- **EXERCISE DIRECTIONS**: Everything in the listing except the pictures should be written out exactly.

- **SOURCE DATA**:

+++++

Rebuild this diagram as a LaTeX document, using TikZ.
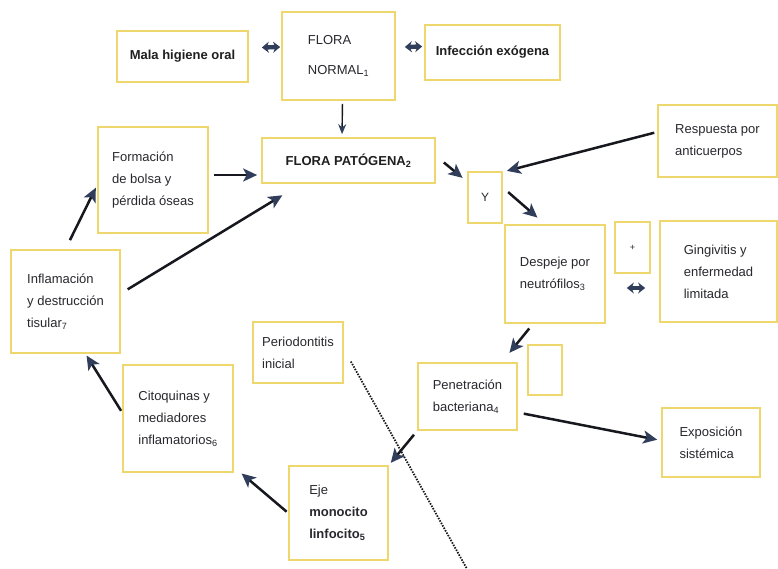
\documentclass[tikz,border=0pt]{standalone}
\usepackage{fontspec}
\setmainfont{Liberation Sans}
\usetikzlibrary{arrows.meta}
\definecolor{boxyellow}{RGB}{238,216,110}
\definecolor{arrline}{RGB}{22,24,30}
\definecolor{arrhead}{RGB}{48,62,92}
\definecolor{txt}{RGB}{40,40,46}
\begin{document}
\begin{tikzpicture}[x=1pt,y=-1pt,
  box/.style={draw=boxyellow, line width=1.7pt, fill=white, align=left, inner sep=2pt,
    text=txt, font=\fontsize{13}{22}\selectfont},
  bbox/.style={box, font=\fontsize{13}{20}\selectfont\bfseries, text=black!88},
  arr/.style={draw=arrline, line width=2.5pt, -{Stealth[length=14pt,width=13pt,inset=3.5pt,color=arrhead]}},
  thinarr/.style={draw=arrline, line width=1.4pt, -{Stealth[length=10pt,width=8pt,color=arrhead]}},
  glyph/.style={draw=arrhead, line width=4.4pt, {Stealth[length=7pt,width=11pt]}-{Stealth[length=7pt,width=11pt]}},
  dotline/.style={draw=arrline, line width=1.8pt, dash pattern=on 1.5pt off 1.3pt}
]
\useasboundingbox (0,0) rectangle (778,569);
\fill[white] (0,0) rectangle (778,569);

% boxes
\node[bbox, minimum width=131pt, minimum height=51pt] (mala) at (182.5,56.5) {Mala higiene oral};
\node[box, minimum width=113pt, minimum height=88pt, font=\fontsize{13}{30}\selectfont] (normal) at (338.5,56) {FLORA\\NORMAL\textsubscript{1}};
\node[bbox, minimum width=135pt, minimum height=55pt] (infec) at (492.5,52.5) {Infección exógena};
\node[bbox, minimum width=173pt, minimum height=45pt] (patog) at (348.5,160.5) {FLORA PATÓGENA\textsubscript{2}};
\node[box, minimum width=110pt, minimum height=106pt] (forma) at (153,180) {Formación\\de bolsa y\\pérdida óseas};
\node[box, minimum width=109pt, minimum height=103pt] (infl) at (65.5,301.5) {Inflamación\\y destrucción\\tisular\textsubscript{7}};
\node[box, minimum width=119pt, minimum height=72pt] (resp) at (717.5,141) {Respuesta por\\anticuerpos};
\node[box, minimum width=34pt, minimum height=51pt, font=\fontsize{12}{14}\selectfont] (Y) at (485,197.5) {Y};
\node[box, minimum width=100pt, minimum height=98pt] (desp) at (555,274) {Despeje por\\neutrófilos\textsubscript{3}};
\node[box, minimum width=35pt, minimum height=51pt, font=\fontsize{9}{11}\selectfont] (plus) at (632.5,247.5) {+};
\node[box, minimum width=117pt, minimum height=101pt] (ging) at (718.5,271.5) {Gingivitis y\\enfermedad\\limitada};
\node[box, minimum width=90pt, minimum height=61pt] (perio) at (298,352.5) {Periodontitis\\inicial};
\node[box, minimum width=99pt, minimum height=67pt] (pene) at (467.5,396.5) {Penetración\\bacteriana\textsubscript{4}};
\node[box, minimum width=34pt, minimum height=50pt] (empty) at (545,370) {};
\node[box, minimum width=98pt, minimum height=69pt] (expo) at (711,442.5) {Exposición\\sistémica};
\node[box, minimum width=110pt, minimum height=107pt] (cito) at (178,418.5) {Citoquinas y\\mediadores\\inflamatorios\textsubscript{6}};
\node[box, minimum width=99pt, minimum height=94pt] (eje) at (338.5,513) {Eje\\\textbf{monocito}\\\textbf{linfocito\textsubscript{5}}};

% small double-arrow glyphs
\draw[glyph] ([xshift=13pt,yshift=9pt]mala.east) -- ([xshift=-1pt,yshift=9pt]normal.west);
\draw[glyph] ([xshift=9pt,yshift=9pt]normal.east) -- ([xshift=-2pt,yshift=6pt]infec.west);
\draw[glyph] ([xshift=21pt,yshift=-14pt]desp.east) -- ([xshift=-14pt,yshift=-16.5pt]ging.west);

% connectors
\draw[thinarr, shorten <=3pt, shorten >=3pt] ([xshift=4pt]normal.south) -- ([xshift=-6.5pt]patog.north);
\draw[arr, shorten <=5pt, shorten >=4pt] ([yshift=5pt]forma.east) -- ([yshift=5pt]forma.east -| patog.west);
\draw[arr, shorten <=8pt, shorten >=22pt] ([yshift=8pt]infl.east) -- ([xshift=40pt]patog.south west);
\draw[arr, shorten <=10pt, shorten >=3pt] (infl.north) -- ([yshift=-5pt]forma.west);
\draw[arr, shorten >=2pt] ([xshift=8pt,yshift=-2pt]patog.east) -- ([xshift=-3pt,yshift=-8pt]Y.north west);
\draw[arr, shorten <=3pt, shorten >=1pt] ([yshift=9pt]resp.west) -- ([xshift=3pt]Y.north east);
\draw[arr, shorten <=7pt, shorten >=10pt] ([yshift=10pt]Y.east) -- ([xshift=-10pt]desp.north);
\draw[arr, shorten <=6pt, shorten >=12pt] ([xshift=-22pt]desp.south) -- ([xshift=-16pt]pene.north east);
\draw[arr, shorten <=6pt, shorten >=4pt] ([yshift=-16pt]pene.east) -- ([yshift=2pt]expo.west);
\draw[arr, shorten <=5pt, shorten >=3pt] (pene.south west) -- (eje.north east);
\draw[arr, shorten <=2pt, shorten >=1pt] (eje.west) -- ([xshift=7pt]cito.south east);
\draw[arr, shorten <=2pt, shorten >=2pt] ([yshift=6pt]cito.west) -- ([xshift=20pt]infl.south);

% dotted line
\coordinate (dotend) at (467,569);
\draw[dotline] ([xshift=7pt,yshift=-9pt]perio.east) -- (dotend);
\end{tikzpicture}
\end{document}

+++++

- **TASK SOLUTION**:
Rebuild this diagram as a LaTeX document, using TikZ.
\documentclass[tikz,border=0pt]{standalone}
\usepackage{fontspec}
\setmainfont{Liberation Sans}
\usetikzlibrary{arrows.meta}
\definecolor{boxyellow}{RGB}{238,216,110}
\definecolor{arrline}{RGB}{22,24,30}
\definecolor{arrhead}{RGB}{48,62,92}
\definecolor{txt}{RGB}{40,40,46}
\begin{document}
\begin{tikzpicture}[x=1pt,y=-1pt,
  box/.style={draw=boxyellow, line width=1.7pt, fill=white, align=left, inner sep=2pt,
    text=txt, font=\fontsize{13}{22}\selectfont},
  bbox/.style={box, font=\fontsize{13}{20}\selectfont\bfseries, text=black!88},
  arr/.style={draw=arrline, line width=2.5pt, -{Stealth[length=14pt,width=13pt,inset=3.5pt,color=arrhead]}},
  thinarr/.style={draw=arrline, line width=1.4pt, -{Stealth[length=10pt,width=8pt,color=arrhead]}},
  glyph/.style={draw=arrhead, line width=4.4pt, {Stealth[length=7pt,width=11pt]}-{Stealth[length=7pt,width=11pt]}},
  dotline/.style={draw=arrline, line width=1.8pt, dash pattern=on 1.5pt off 1.3pt}
]
\useasboundingbox (0,0) rectangle (778,569);
\fill[white] (0,0) rectangle (778,569);

% boxes
\node[bbox, minimum width=131pt, minimum height=51pt] (mala) at (182.5,56.5) {Mala higiene oral};
\node[box, minimum width=113pt, minimum height=88pt, font=\fontsize{13}{30}\selectfont] (normal) at (338.5,56) {FLORA\\NORMAL\textsubscript{1}};
\node[bbox, minimum width=135pt, minimum height=55pt] (infec) at (492.5,52.5) {Infección exógena};
\node[bbox, minimum width=173pt, minimum height=45pt] (patog) at (348.5,160.5) {FLORA PATÓGENA\textsubscript{2}};
\node[box, minimum width=110pt, minimum height=106pt] (forma) at (153,180) {Formación\\de bolsa y\\pérdida óseas};
\node[box, minimum width=109pt, minimum height=103pt] (infl) at (65.5,301.5) {Inflamación\\y destrucción\\tisular\textsubscript{7}};
\node[box, minimum width=119pt, minimum height=72pt] (resp) at (717.5,141) {Respuesta por\\anticuerpos};
\node[box, minimum width=34pt, minimum height=51pt, font=\fontsize{12}{14}\selectfont] (Y) at (485,197.5) {Y};
\node[box, minimum width=100pt, minimum height=98pt] (desp) at (555,274) {Despeje por\\neutrófilos\textsubscript{3}};
\node[box, minimum width=35pt, minimum height=51pt, font=\fontsize{9}{11}\selectfont] (plus) at (632.5,247.5) {+};
\node[box, minimum width=117pt, minimum height=101pt] (ging) at (718.5,271.5) {Gingivitis y\\enfermedad\\limitada};
\node[box, minimum width=90pt, minimum height=61pt] (perio) at (298,352.5) {Periodontitis\\inicial};
\node[box, minimum width=99pt, minimum height=67pt] (pene) at (467.5,396.5) {Penetración\\bacteriana\textsubscript{4}};
\node[box, minimum width=34pt, minimum height=50pt] (empty) at (545,370) {};
\node[box, minimum width=98pt, minimum height=69pt] (expo) at (711,442.5) {Exposición\\sistémica};
\node[box, minimum width=110pt, minimum height=107pt] (cito) at (178,418.5) {Citoquinas y\\mediadores\\inflamatorios\textsubscript{6}};
\node[box, minimum width=99pt, minimum height=94pt] (eje) at (338.5,513) {Eje\\\textbf{monocito}\\\textbf{linfocito\textsubscript{5}}};

% small double-arrow glyphs
\draw[glyph] ([xshift=13pt,yshift=9pt]mala.east) -- ([xshift=-1pt,yshift=9pt]normal.west);
\draw[glyph] ([xshift=9pt,yshift=9pt]normal.east) -- ([xshift=-2pt,yshift=6pt]infec.west);
\draw[glyph] ([xshift=21pt,yshift=-14pt]desp.east) -- ([xshift=-14pt,yshift=-16.5pt]ging.west);

% connectors
\draw[thinarr, shorten <=3pt, shorten >=3pt] ([xshift=4pt]normal.south) -- ([xshift=-6.5pt]patog.north);
\draw[arr, shorten <=5pt, shorten >=4pt] ([yshift=5pt]forma.east) -- ([yshift=5pt]forma.east -| patog.west);
\draw[arr, shorten <=8pt, shorten >=22pt] ([yshift=8pt]infl.east) -- ([xshift=40pt]patog.south west);
\draw[arr, shorten <=10pt, shorten >=3pt] (infl.north) -- ([yshift=-5pt]forma.west);
\draw[arr, shorten >=2pt] ([xshift=8pt,yshift=-2pt]patog.east) -- ([xshift=-3pt,yshift=-8pt]Y.north west);
\draw[arr, shorten <=3pt, shorten >=1pt] ([yshift=9pt]resp.west) -- ([xshift=3pt]Y.north east);
\draw[arr, shorten <=7pt, shorten >=10pt] ([yshift=10pt]Y.east) -- ([xshift=-10pt]desp.north);
\draw[arr, shorten <=6pt, shorten >=12pt] ([xshift=-22pt]desp.south) -- ([xshift=-16pt]pene.north east);
\draw[arr, shorten <=6pt, shorten >=4pt] ([yshift=-16pt]pene.east) -- ([yshift=2pt]expo.west);
\draw[arr, shorten <=5pt, shorten >=3pt] (pene.south west) -- (eje.north east);
\draw[arr, shorten <=2pt, shorten >=1pt] (eje.west) -- ([xshift=7pt]cito.south east);
\draw[arr, shorten <=2pt, shorten >=2pt] ([yshift=6pt]cito.west) -- ([xshift=20pt]infl.south);

% dotted line
\coordinate (dotend) at (467,569);
\draw[dotline] ([xshift=7pt,yshift=-9pt]perio.east) -- (dotend);
\end{tikzpicture}
\end{document}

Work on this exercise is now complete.